── Collected material ──
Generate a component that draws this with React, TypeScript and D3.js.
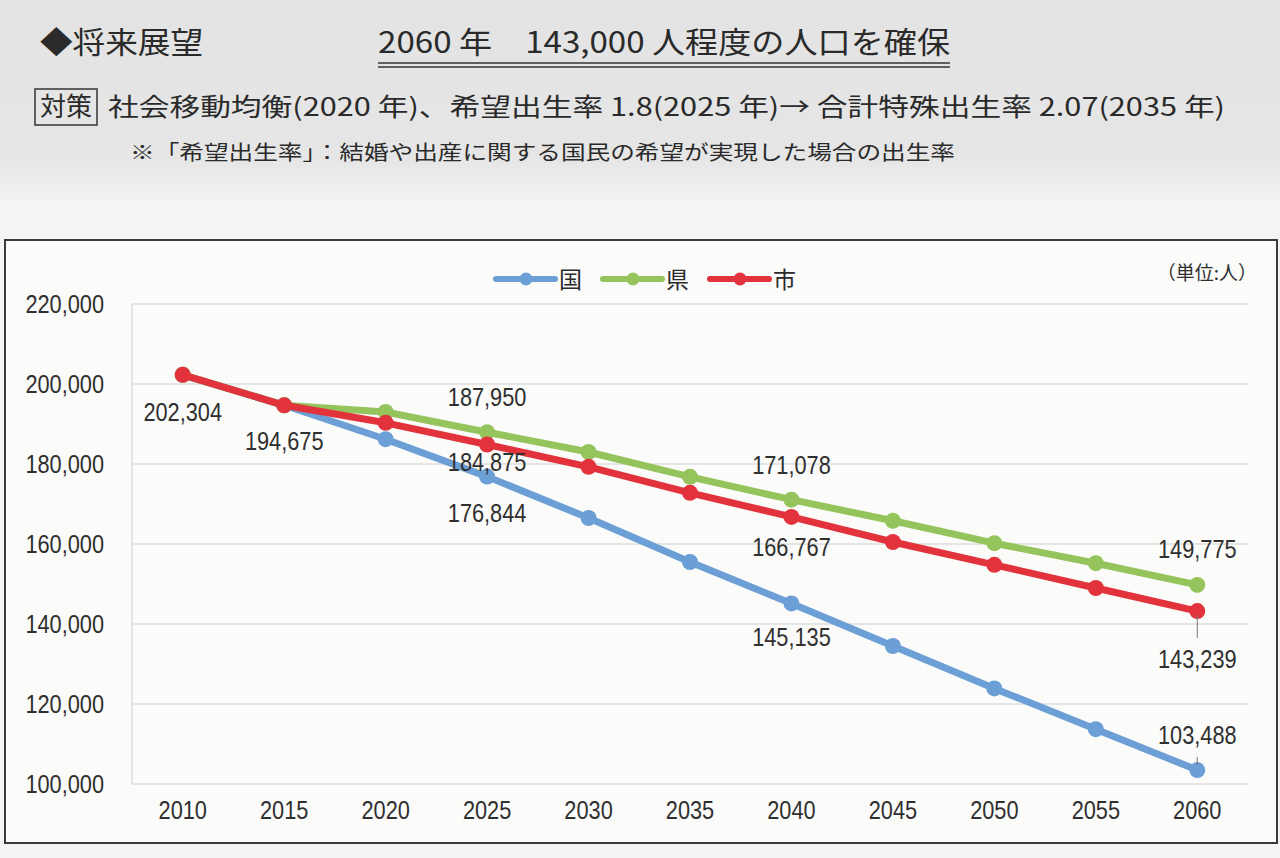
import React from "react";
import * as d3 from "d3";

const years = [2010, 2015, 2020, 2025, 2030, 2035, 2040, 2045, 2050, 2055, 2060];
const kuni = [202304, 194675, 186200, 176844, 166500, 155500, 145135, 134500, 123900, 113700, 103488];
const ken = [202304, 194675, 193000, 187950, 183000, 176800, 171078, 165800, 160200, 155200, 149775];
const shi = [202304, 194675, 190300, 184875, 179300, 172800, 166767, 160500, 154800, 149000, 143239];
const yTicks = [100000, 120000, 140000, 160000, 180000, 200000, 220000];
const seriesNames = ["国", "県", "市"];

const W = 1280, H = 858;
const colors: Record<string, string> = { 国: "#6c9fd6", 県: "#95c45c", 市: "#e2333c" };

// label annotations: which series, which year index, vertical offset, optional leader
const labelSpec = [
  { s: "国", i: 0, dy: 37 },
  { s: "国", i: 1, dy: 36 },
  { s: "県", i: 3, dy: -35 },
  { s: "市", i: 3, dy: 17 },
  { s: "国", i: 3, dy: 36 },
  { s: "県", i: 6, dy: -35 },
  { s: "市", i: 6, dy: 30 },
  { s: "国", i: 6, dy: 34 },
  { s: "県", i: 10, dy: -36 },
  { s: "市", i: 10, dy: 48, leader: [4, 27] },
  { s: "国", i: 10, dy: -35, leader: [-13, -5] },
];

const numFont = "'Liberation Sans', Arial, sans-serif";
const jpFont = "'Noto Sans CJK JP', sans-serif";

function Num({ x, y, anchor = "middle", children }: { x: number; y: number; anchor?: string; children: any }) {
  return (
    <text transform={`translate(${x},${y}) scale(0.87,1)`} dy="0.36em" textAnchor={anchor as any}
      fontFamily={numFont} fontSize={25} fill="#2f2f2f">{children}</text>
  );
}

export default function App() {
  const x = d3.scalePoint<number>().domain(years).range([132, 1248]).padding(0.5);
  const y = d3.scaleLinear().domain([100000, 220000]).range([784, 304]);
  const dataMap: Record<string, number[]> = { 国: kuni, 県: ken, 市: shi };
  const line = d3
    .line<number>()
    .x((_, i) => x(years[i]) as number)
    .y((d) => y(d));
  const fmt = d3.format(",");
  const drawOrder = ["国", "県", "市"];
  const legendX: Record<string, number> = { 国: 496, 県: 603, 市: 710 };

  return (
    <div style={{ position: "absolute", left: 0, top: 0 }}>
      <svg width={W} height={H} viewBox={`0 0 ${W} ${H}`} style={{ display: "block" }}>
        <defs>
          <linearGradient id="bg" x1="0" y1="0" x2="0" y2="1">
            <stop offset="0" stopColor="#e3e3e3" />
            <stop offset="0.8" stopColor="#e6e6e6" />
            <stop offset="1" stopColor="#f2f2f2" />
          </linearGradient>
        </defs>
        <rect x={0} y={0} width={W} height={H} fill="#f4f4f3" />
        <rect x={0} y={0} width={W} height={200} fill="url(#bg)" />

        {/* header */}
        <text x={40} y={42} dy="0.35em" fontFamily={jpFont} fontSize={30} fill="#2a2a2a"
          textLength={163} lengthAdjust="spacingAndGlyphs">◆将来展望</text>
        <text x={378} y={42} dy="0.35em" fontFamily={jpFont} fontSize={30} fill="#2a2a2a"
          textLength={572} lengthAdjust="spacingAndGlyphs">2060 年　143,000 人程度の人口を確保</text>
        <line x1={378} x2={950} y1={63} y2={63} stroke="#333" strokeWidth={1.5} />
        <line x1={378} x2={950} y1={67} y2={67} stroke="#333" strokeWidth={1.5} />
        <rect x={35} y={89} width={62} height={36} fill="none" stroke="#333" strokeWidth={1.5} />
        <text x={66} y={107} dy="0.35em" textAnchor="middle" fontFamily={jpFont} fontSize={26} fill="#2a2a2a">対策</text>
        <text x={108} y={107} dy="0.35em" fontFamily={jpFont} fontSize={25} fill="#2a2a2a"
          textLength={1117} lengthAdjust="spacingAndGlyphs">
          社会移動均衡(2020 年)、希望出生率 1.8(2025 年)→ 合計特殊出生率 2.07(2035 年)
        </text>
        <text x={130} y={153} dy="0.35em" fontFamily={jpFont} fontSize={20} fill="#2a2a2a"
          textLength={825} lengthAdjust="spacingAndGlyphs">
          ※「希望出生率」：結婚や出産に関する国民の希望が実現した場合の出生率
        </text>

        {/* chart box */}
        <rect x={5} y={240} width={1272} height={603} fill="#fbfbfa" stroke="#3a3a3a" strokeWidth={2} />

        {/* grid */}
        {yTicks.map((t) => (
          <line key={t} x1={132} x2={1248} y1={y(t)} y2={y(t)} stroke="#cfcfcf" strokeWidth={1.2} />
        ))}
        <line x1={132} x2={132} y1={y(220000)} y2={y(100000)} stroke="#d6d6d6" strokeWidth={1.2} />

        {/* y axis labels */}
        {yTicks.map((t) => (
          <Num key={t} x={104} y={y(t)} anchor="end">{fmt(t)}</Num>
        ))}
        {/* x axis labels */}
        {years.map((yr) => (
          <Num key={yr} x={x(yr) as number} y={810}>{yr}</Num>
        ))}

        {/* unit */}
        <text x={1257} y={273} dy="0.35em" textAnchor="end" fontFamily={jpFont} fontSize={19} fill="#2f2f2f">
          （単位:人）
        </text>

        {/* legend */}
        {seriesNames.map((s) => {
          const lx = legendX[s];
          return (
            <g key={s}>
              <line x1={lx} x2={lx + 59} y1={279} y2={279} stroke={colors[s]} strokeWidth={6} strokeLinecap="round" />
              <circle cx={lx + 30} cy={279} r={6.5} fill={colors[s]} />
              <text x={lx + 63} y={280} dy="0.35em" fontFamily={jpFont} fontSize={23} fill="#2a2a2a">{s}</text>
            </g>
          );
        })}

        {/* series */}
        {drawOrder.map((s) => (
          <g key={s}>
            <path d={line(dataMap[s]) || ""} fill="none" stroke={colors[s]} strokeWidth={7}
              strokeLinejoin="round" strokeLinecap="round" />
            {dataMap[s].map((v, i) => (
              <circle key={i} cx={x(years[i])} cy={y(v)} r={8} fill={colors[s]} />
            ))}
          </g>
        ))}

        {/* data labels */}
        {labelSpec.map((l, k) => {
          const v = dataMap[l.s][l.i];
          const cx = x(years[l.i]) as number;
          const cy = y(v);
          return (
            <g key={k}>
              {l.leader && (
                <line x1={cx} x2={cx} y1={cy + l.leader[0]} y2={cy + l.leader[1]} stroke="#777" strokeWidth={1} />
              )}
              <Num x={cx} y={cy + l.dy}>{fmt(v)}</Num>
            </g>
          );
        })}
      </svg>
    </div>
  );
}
───
● Exercise objective
Write out the whole listing exactly, and drop the pictures.

● Response to this exercise
Generate a component that draws this with React, TypeScript and D3.js.
import React from "react";
import * as d3 from "d3";

const years = [2010, 2015, 2020, 2025, 2030, 2035, 2040, 2045, 2050, 2055, 2060];
const kuni = [202304, 194675, 186200, 176844, 166500, 155500, 145135, 134500, 123900, 113700, 103488];
const ken = [202304, 194675, 193000, 187950, 183000, 176800, 171078, 165800, 160200, 155200, 149775];
const shi = [202304, 194675, 190300, 184875, 179300, 172800, 166767, 160500, 154800, 149000, 143239];
const yTicks = [100000, 120000, 140000, 160000, 180000, 200000, 220000];
const seriesNames = ["国", "県", "市"];

const W = 1280, H = 858;
const colors: Record<string, string> = { 国: "#6c9fd6", 県: "#95c45c", 市: "#e2333c" };

// label annotations: which series, which year index, vertical offset, optional leader
const labelSpec = [
  { s: "国", i: 0, dy: 37 },
  { s: "国", i: 1, dy: 36 },
  { s: "県", i: 3, dy: -35 },
  { s: "市", i: 3, dy: 17 },
  { s: "国", i: 3, dy: 36 },
  { s: "県", i: 6, dy: -35 },
  { s: "市", i: 6, dy: 30 },
  { s: "国", i: 6, dy: 34 },
  { s: "県", i: 10, dy: -36 },
  { s: "市", i: 10, dy: 48, leader: [4, 27] },
  { s: "国", i: 10, dy: -35, leader: [-13, -5] },
];

const numFont = "'Liberation Sans', Arial, sans-serif";
const jpFont = "'Noto Sans CJK JP', sans-serif";

function Num({ x, y, anchor = "middle", children }: { x: number; y: number; anchor?: string; children: any }) {
  return (
    <text transform={`translate(${x},${y}) scale(0.87,1)`} dy="0.36em" textAnchor={anchor as any}
      fontFamily={numFont} fontSize={25} fill="#2f2f2f">{children}</text>
  );
}

export default function App() {
  const x = d3.scalePoint<number>().domain(years).range([132, 1248]).padding(0.5);
  const y = d3.scaleLinear().domain([100000, 220000]).range([784, 304]);
  const dataMap: Record<string, number[]> = { 国: kuni, 県: ken, 市: shi };
  const line = d3
    .line<number>()
    .x((_, i) => x(years[i]) as number)
    .y((d) => y(d));
  const fmt = d3.format(",");
  const drawOrder = ["国", "県", "市"];
  const legendX: Record<string, number> = { 国: 496, 県: 603, 市: 710 };

  return (
    <div style={{ position: "absolute", left: 0, top: 0 }}>
      <svg width={W} height={H} viewBox={`0 0 ${W} ${H}`} style={{ display: "block" }}>
        <defs>
          <linearGradient id="bg" x1="0" y1="0" x2="0" y2="1">
            <stop offset="0" stopColor="#e3e3e3" />
            <stop offset="0.8" stopColor="#e6e6e6" />
            <stop offset="1" stopColor="#f2f2f2" />
          </linearGradient>
        </defs>
        <rect x={0} y={0} width={W} height={H} fill="#f4f4f3" />
        <rect x={0} y={0} width={W} height={200} fill="url(#bg)" />

        {/* header */}
        <text x={40} y={42} dy="0.35em" fontFamily={jpFont} fontSize={30} fill="#2a2a2a"
          textLength={163} lengthAdjust="spacingAndGlyphs">◆将来展望</text>
        <text x={378} y={42} dy="0.35em" fontFamily={jpFont} fontSize={30} fill="#2a2a2a"
          textLength={572} lengthAdjust="spacingAndGlyphs">2060 年　143,000 人程度の人口を確保</text>
        <line x1={378} x2={950} y1={63} y2={63} stroke="#333" strokeWidth={1.5} />
        <line x1={378} x2={950} y1={67} y2={67} stroke="#333" strokeWidth={1.5} />
        <rect x={35} y={89} width={62} height={36} fill="none" stroke="#333" strokeWidth={1.5} />
        <text x={66} y={107} dy="0.35em" textAnchor="middle" fontFamily={jpFont} fontSize={26} fill="#2a2a2a">対策</text>
        <text x={108} y={107} dy="0.35em" fontFamily={jpFont} fontSize={25} fill="#2a2a2a"
          textLength={1117} lengthAdjust="spacingAndGlyphs">
          社会移動均衡(2020 年)、希望出生率 1.8(2025 年)→ 合計特殊出生率 2.07(2035 年)
        </text>
        <text x={130} y={153} dy="0.35em" fontFamily={jpFont} fontSize={20} fill="#2a2a2a"
          textLength={825} lengthAdjust="spacingAndGlyphs">
          ※「希望出生率」：結婚や出産に関する国民の希望が実現した場合の出生率
        </text>

        {/* chart box */}
        <rect x={5} y={240} width={1272} height={603} fill="#fbfbfa" stroke="#3a3a3a" strokeWidth={2} />

        {/* grid */}
        {yTicks.map((t) => (
          <line key={t} x1={132} x2={1248} y1={y(t)} y2={y(t)} stroke="#cfcfcf" strokeWidth={1.2} />
        ))}
        <line x1={132} x2={132} y1={y(220000)} y2={y(100000)} stroke="#d6d6d6" strokeWidth={1.2} />

        {/* y axis labels */}
        {yTicks.map((t) => (
          <Num key={t} x={104} y={y(t)} anchor="end">{fmt(t)}</Num>
        ))}
        {/* x axis labels */}
        {years.map((yr) => (
          <Num key={yr} x={x(yr) as number} y={810}>{yr}</Num>
        ))}

        {/* unit */}
        <text x={1257} y={273} dy="0.35em" textAnchor="end" fontFamily={jpFont} fontSize={19} fill="#2f2f2f">
          （単位:人）
        </text>

        {/* legend */}
        {seriesNames.map((s) => {
          const lx = legendX[s];
          return (
            <g key={s}>
              <line x1={lx} x2={lx + 59} y1={279} y2={279} stroke={colors[s]} strokeWidth={6} strokeLinecap="round" />
              <circle cx={lx + 30} cy={279} r={6.5} fill={colors[s]} />
              <text x={lx + 63} y={280} dy="0.35em" fontFamily={jpFont} fontSize={23} fill="#2a2a2a">{s}</text>
            </g>
          );
        })}

        {/* series */}
        {drawOrder.map((s) => (
          <g key={s}>
            <path d={line(dataMap[s]) || ""} fill="none" stroke={colors[s]} strokeWidth={7}
              strokeLinejoin="round" strokeLinecap="round" />
            {dataMap[s].map((v, i) => (
              <circle key={i} cx={x(years[i])} cy={y(v)} r={8} fill={colors[s]} />
            ))}
          </g>
        ))}

        {/* data labels */}
        {labelSpec.map((l, k) => {
          const v = dataMap[l.s][l.i];
          const cx = x(years[l.i]) as number;
          const cy = y(v);
          return (
            <g key={k}>
              {l.leader && (
                <line x1={cx} x2={cx} y1={cy + l.leader[0]} y2={cy + l.leader[1]} stroke="#777" strokeWidth={1} />
              )}
              <Num x={cx} y={cy + l.dy}>{fmt(v)}</Num>
            </g>
          );
        })}
      </svg>
    </div>
  );
}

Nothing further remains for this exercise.